Reproduce the data below in full and exclude every picture.

------------------------------------------------------------------------

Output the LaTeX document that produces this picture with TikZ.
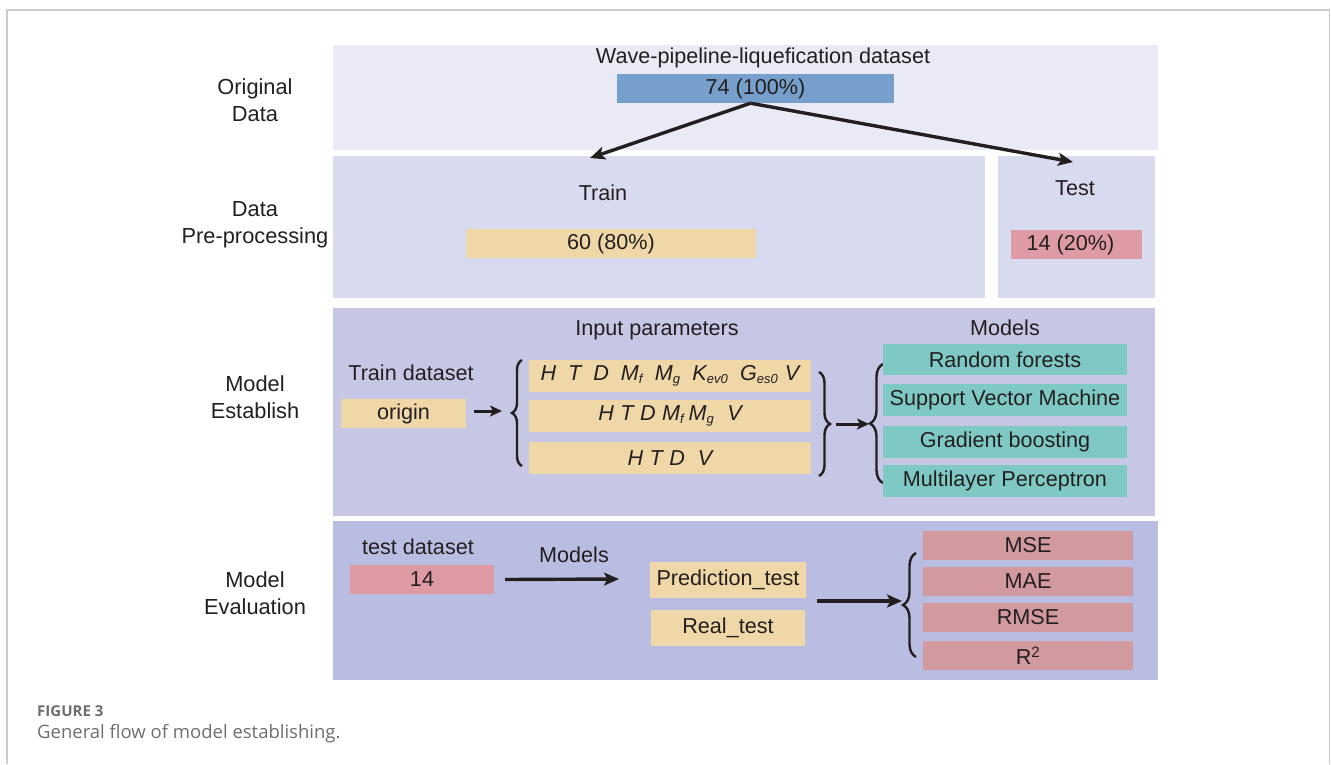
\documentclass[tikz,border=0pt]{standalone}
\usepackage{fontspec}
\setmainfont{Liberation Sans}
\newfontfamily\capfont{Open Sans}
\usetikzlibrary{arrows.meta,decorations.pathreplacing}
\definecolor{txt}{HTML}{231F20}
\definecolor{pA}{HTML}{E9EAF5}
\definecolor{pB}{HTML}{D8DAEF}
\definecolor{pC}{HTML}{C6C7E5}
\definecolor{pD}{HTML}{BABDE2}
\definecolor{blueb}{HTML}{779FCC}
\definecolor{tanb}{HTML}{F0D7A8}
\definecolor{pinkb}{HTML}{DF9BA3}
\definecolor{tealb}{HTML}{7FC9C5}
\definecolor{roseb}{HTML}{D29A9F}
\definecolor{capgray}{HTML}{6D6E71}
\definecolor{framegray}{HTML}{CCCCCC}
\tikzset{
  lbl/.style={text=txt, font=\fontsize{21.6}{26}\selectfont, inner sep=0pt},
  rowlbl/.style={text=txt, font=\fontsize{21.8}{27}\selectfont, align=center, inner sep=0pt},
  box/.style={text=txt, font=\fontsize{21.6}{26}\selectfont, inner sep=0pt, minimum height=29pt},
  flow/.style={draw=txt, line width=3.4pt, -{Stealth[length=15pt,width=13pt,inset=3.5pt]}},
  sflow/.style={draw=txt, line width=3pt, -{Stealth[length=12pt,width=11pt,inset=3pt]}},
  brc/.style={draw=txt, line width=2.4pt, decorate, decoration={brace, amplitude=#1}},
}
\newcommand{\sbs}[1]{\textsubscript{\fontsize{13}{13}\selectfont #1}}
\begin{document}
\begin{tikzpicture}[x=1pt,y=-1pt]
\useasboundingbox (0,0) rectangle (1331,764);
% frame
\draw[framegray, line width=1.5pt] (7,764) -- (7,10) -- (1329.5,10) -- (1329.5,764);
% panels
\fill[pA] (333,45) rectangle (1158,150);
\fill[pB] (333,156) rectangle (985,298);
\fill[pB] (998,156) rectangle (1155,298);
\fill[pC] (333,308) rectangle (1155,516);
\fill[pD] (333,521) rectangle (1158,680);
% row labels
\node[rowlbl] (l1) at (255,100) {Original\\Data};
\node[rowlbl] (l2) at (255,225) {Data\\Pre-processing};
\node[rowlbl] (l3) at (255,397.5) {Model\\Establish};
\node[rowlbl] (l4) at (255,593.5) {Model\\Evaluation};
% original data
\node[lbl] (wpl) at (763,58) {Wave-pipeline-liquefication dataset};
\node[box, fill=blueb, minimum width=277pt] (all) at (755.5,88.5) {74 (100\%)};
\coordinate (trtop) at (590,158);
\coordinate (tetop) at (1073,162);
\draw[flow] ([xshift=-5pt]all.south) -- (trtop);
\draw[flow] ([xshift=-5pt]all.south) -- (tetop);
% preprocessing
\node[lbl] (trlbl) at (603,193) {Train};
\node[box, fill=tanb, minimum width=290pt] (tr) at (611,243.5) {60 (80\%)};
\node[lbl] (telbl) at (1075,188) {Test};
\node[box, fill=pinkb, minimum width=131pt] (te) at (1076.5,244.5) {\hspace*{-12pt}14 (20\%)};
% model establish
\node[lbl] (inlbl) at (657,330) {Input parameters};
\node[lbl] (tdlbl) at (411,373) {Train dataset};
\node[box, fill=tanb, minimum width=125pt] (orig) at (403.5,413.5) {origin};
\node[box, fill=tanb, minimum width=282pt, minimum height=32pt] (p1) at (670,376)
  {\itshape H\hspace{0.55em}T\hspace{0.55em}D\hspace{0.55em}M\sbs{f}\hspace{0.55em}M\sbs{g}\hspace{0.55em}K\sbs{ev0}\hspace{0.55em}G\sbs{es0}\hspace{0.3em}V};
\node[box, fill=tanb, minimum width=282pt, minimum height=32pt] (p2) at (670,416)
  {\itshape H\hspace{0.3em}T\hspace{0.3em}D\hspace{0.3em}M\sbs{f}\hspace{0.2em}M\sbs{g}\hspace{0.6em}V};
\node[box, fill=tanb, minimum width=282pt, minimum height=32pt] (p3) at (670,458)
  {\itshape H\hspace{0.3em}T\hspace{0.3em}D\hspace{0.6em}V};
\coordinate (b1a) at (522,466);
\coordinate (b1b) at (522,360);
\draw[brc=10pt] (b1a) -- (b1b);
\coordinate (b2a) at (819,372);
\coordinate (b2b) at (819,476);
\draw[brc=11pt] (b2a) -- (b2b);
\coordinate (b3a) at (883,483);
\coordinate (b3b) at (883,364);
\draw[brc=13pt] (b3a) -- (b3b);
\coordinate (a1s) at (474,411);
\coordinate (a1e) at (502,411);
\draw[sflow] (a1s) -- (a1e);
\coordinate (a2s) at (836,424);
\coordinate (a2e) at (869,424);
\draw[sflow] (a2s) -- (a2e);
\node[lbl] (mlbl) at (1005,328) {Models};
\node[box, fill=tealb, minimum width=244pt, minimum height=31pt] (rf) at (1005,359.5) {Random forests};
\node[box, fill=tealb, minimum width=244pt, minimum height=32pt] (svm) at (1005,400) {Support Vector Machine};
\node[box, fill=tealb, minimum width=244pt, minimum height=32pt] (gb) at (1005,442) {Gradient boosting};
\node[box, fill=tealb, minimum width=244pt, minimum height=32pt] (mlp) at (1005,481) {Multilayer Perceptron};
% model evaluation
\node[lbl] (tslbl) at (418,547) {test dataset};
\node[box, fill=pinkb, minimum width=144pt] (t14) at (422,579.5) {14};
\node[lbl] (m2lbl) at (574,555) {Models};
\node[box, fill=tanb, minimum width=156pt, minimum height=36pt] (pred) at (728,580) {Prediction\_test};
\node[box, fill=tanb, minimum width=154pt, minimum height=36pt] (real) at (728,628) {Real\_test};
\coordinate (a3e) at (619,579);
\draw[flow] ([xshift=11pt]t14.east) -- (a3e);
\coordinate (a4s) at (817,601);
\coordinate (a4e) at (902,601);
\draw[flow] (a4s) -- (a4e);
\coordinate (b4a) at (916,657);
\coordinate (b4b) at (916,553);
\draw[brc=13pt] (b4a) -- (b4b);
\node[box, fill=roseb, minimum width=210pt] (mse) at (1028,545.5) {MSE};
\node[box, fill=roseb, minimum width=210pt] (mae) at (1028,581.5) {MAE};
\node[box, fill=roseb, minimum width=210pt] (rmse) at (1028,617.5) {RMSE};
\node[box, fill=roseb, minimum width=210pt] (r2) at (1028,655.5) {R\textsuperscript{2}};
% caption
\node[anchor=west, inner sep=0pt, text=capgray, font=\capfont\fontsize{15}{17}\selectfont\bfseries] (fig) at (37,711) {FIGURE 3};
\node[anchor=west, inner sep=0pt, text=capgray, font=\capfont\fontsize{18.5}{21}\selectfont] (cap) at (37,734) {General flow of model establishing.};
\end{tikzpicture}
\end{document}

------------------------------------------------------------------------

[Answer in full]
Output the LaTeX document that produces this picture with TikZ.
\documentclass[tikz,border=0pt]{standalone}
\usepackage{fontspec}
\setmainfont{Liberation Sans}
\newfontfamily\capfont{Open Sans}
\usetikzlibrary{arrows.meta,decorations.pathreplacing}
\definecolor{txt}{HTML}{231F20}
\definecolor{pA}{HTML}{E9EAF5}
\definecolor{pB}{HTML}{D8DAEF}
\definecolor{pC}{HTML}{C6C7E5}
\definecolor{pD}{HTML}{BABDE2}
\definecolor{blueb}{HTML}{779FCC}
\definecolor{tanb}{HTML}{F0D7A8}
\definecolor{pinkb}{HTML}{DF9BA3}
\definecolor{tealb}{HTML}{7FC9C5}
\definecolor{roseb}{HTML}{D29A9F}
\definecolor{capgray}{HTML}{6D6E71}
\definecolor{framegray}{HTML}{CCCCCC}
\tikzset{
  lbl/.style={text=txt, font=\fontsize{21.6}{26}\selectfont, inner sep=0pt},
  rowlbl/.style={text=txt, font=\fontsize{21.8}{27}\selectfont, align=center, inner sep=0pt},
  box/.style={text=txt, font=\fontsize{21.6}{26}\selectfont, inner sep=0pt, minimum height=29pt},
  flow/.style={draw=txt, line width=3.4pt, -{Stealth[length=15pt,width=13pt,inset=3.5pt]}},
  sflow/.style={draw=txt, line width=3pt, -{Stealth[length=12pt,width=11pt,inset=3pt]}},
  brc/.style={draw=txt, line width=2.4pt, decorate, decoration={brace, amplitude=#1}},
}
\newcommand{\sbs}[1]{\textsubscript{\fontsize{13}{13}\selectfont #1}}
\begin{document}
\begin{tikzpicture}[x=1pt,y=-1pt]
\useasboundingbox (0,0) rectangle (1331,764);
% frame
\draw[framegray, line width=1.5pt] (7,764) -- (7,10) -- (1329.5,10) -- (1329.5,764);
% panels
\fill[pA] (333,45) rectangle (1158,150);
\fill[pB] (333,156) rectangle (985,298);
\fill[pB] (998,156) rectangle (1155,298);
\fill[pC] (333,308) rectangle (1155,516);
\fill[pD] (333,521) rectangle (1158,680);
% row labels
\node[rowlbl] (l1) at (255,100) {Original\\Data};
\node[rowlbl] (l2) at (255,225) {Data\\Pre-processing};
\node[rowlbl] (l3) at (255,397.5) {Model\\Establish};
\node[rowlbl] (l4) at (255,593.5) {Model\\Evaluation};
% original data
\node[lbl] (wpl) at (763,58) {Wave-pipeline-liquefication dataset};
\node[box, fill=blueb, minimum width=277pt] (all) at (755.5,88.5) {74 (100\%)};
\coordinate (trtop) at (590,158);
\coordinate (tetop) at (1073,162);
\draw[flow] ([xshift=-5pt]all.south) -- (trtop);
\draw[flow] ([xshift=-5pt]all.south) -- (tetop);
% preprocessing
\node[lbl] (trlbl) at (603,193) {Train};
\node[box, fill=tanb, minimum width=290pt] (tr) at (611,243.5) {60 (80\%)};
\node[lbl] (telbl) at (1075,188) {Test};
\node[box, fill=pinkb, minimum width=131pt] (te) at (1076.5,244.5) {\hspace*{-12pt}14 (20\%)};
% model establish
\node[lbl] (inlbl) at (657,330) {Input parameters};
\node[lbl] (tdlbl) at (411,373) {Train dataset};
\node[box, fill=tanb, minimum width=125pt] (orig) at (403.5,413.5) {origin};
\node[box, fill=tanb, minimum width=282pt, minimum height=32pt] (p1) at (670,376)
  {\itshape H\hspace{0.55em}T\hspace{0.55em}D\hspace{0.55em}M\sbs{f}\hspace{0.55em}M\sbs{g}\hspace{0.55em}K\sbs{ev0}\hspace{0.55em}G\sbs{es0}\hspace{0.3em}V};
\node[box, fill=tanb, minimum width=282pt, minimum height=32pt] (p2) at (670,416)
  {\itshape H\hspace{0.3em}T\hspace{0.3em}D\hspace{0.3em}M\sbs{f}\hspace{0.2em}M\sbs{g}\hspace{0.6em}V};
\node[box, fill=tanb, minimum width=282pt, minimum height=32pt] (p3) at (670,458)
  {\itshape H\hspace{0.3em}T\hspace{0.3em}D\hspace{0.6em}V};
\coordinate (b1a) at (522,466);
\coordinate (b1b) at (522,360);
\draw[brc=10pt] (b1a) -- (b1b);
\coordinate (b2a) at (819,372);
\coordinate (b2b) at (819,476);
\draw[brc=11pt] (b2a) -- (b2b);
\coordinate (b3a) at (883,483);
\coordinate (b3b) at (883,364);
\draw[brc=13pt] (b3a) -- (b3b);
\coordinate (a1s) at (474,411);
\coordinate (a1e) at (502,411);
\draw[sflow] (a1s) -- (a1e);
\coordinate (a2s) at (836,424);
\coordinate (a2e) at (869,424);
\draw[sflow] (a2s) -- (a2e);
\node[lbl] (mlbl) at (1005,328) {Models};
\node[box, fill=tealb, minimum width=244pt, minimum height=31pt] (rf) at (1005,359.5) {Random forests};
\node[box, fill=tealb, minimum width=244pt, minimum height=32pt] (svm) at (1005,400) {Support Vector Machine};
\node[box, fill=tealb, minimum width=244pt, minimum height=32pt] (gb) at (1005,442) {Gradient boosting};
\node[box, fill=tealb, minimum width=244pt, minimum height=32pt] (mlp) at (1005,481) {Multilayer Perceptron};
% model evaluation
\node[lbl] (tslbl) at (418,547) {test dataset};
\node[box, fill=pinkb, minimum width=144pt] (t14) at (422,579.5) {14};
\node[lbl] (m2lbl) at (574,555) {Models};
\node[box, fill=tanb, minimum width=156pt, minimum height=36pt] (pred) at (728,580) {Prediction\_test};
\node[box, fill=tanb, minimum width=154pt, minimum height=36pt] (real) at (728,628) {Real\_test};
\coordinate (a3e) at (619,579);
\draw[flow] ([xshift=11pt]t14.east) -- (a3e);
\coordinate (a4s) at (817,601);
\coordinate (a4e) at (902,601);
\draw[flow] (a4s) -- (a4e);
\coordinate (b4a) at (916,657);
\coordinate (b4b) at (916,553);
\draw[brc=13pt] (b4a) -- (b4b);
\node[box, fill=roseb, minimum width=210pt] (mse) at (1028,545.5) {MSE};
\node[box, fill=roseb, minimum width=210pt] (mae) at (1028,581.5) {MAE};
\node[box, fill=roseb, minimum width=210pt] (rmse) at (1028,617.5) {RMSE};
\node[box, fill=roseb, minimum width=210pt] (r2) at (1028,655.5) {R\textsuperscript{2}};
% caption
\node[anchor=west, inner sep=0pt, text=capgray, font=\capfont\fontsize{15}{17}\selectfont\bfseries] (fig) at (37,711) {FIGURE 3};
\node[anchor=west, inner sep=0pt, text=capgray, font=\capfont\fontsize{18.5}{21}\selectfont] (cap) at (37,734) {General flow of model establishing.};
\end{tikzpicture}
\end{document}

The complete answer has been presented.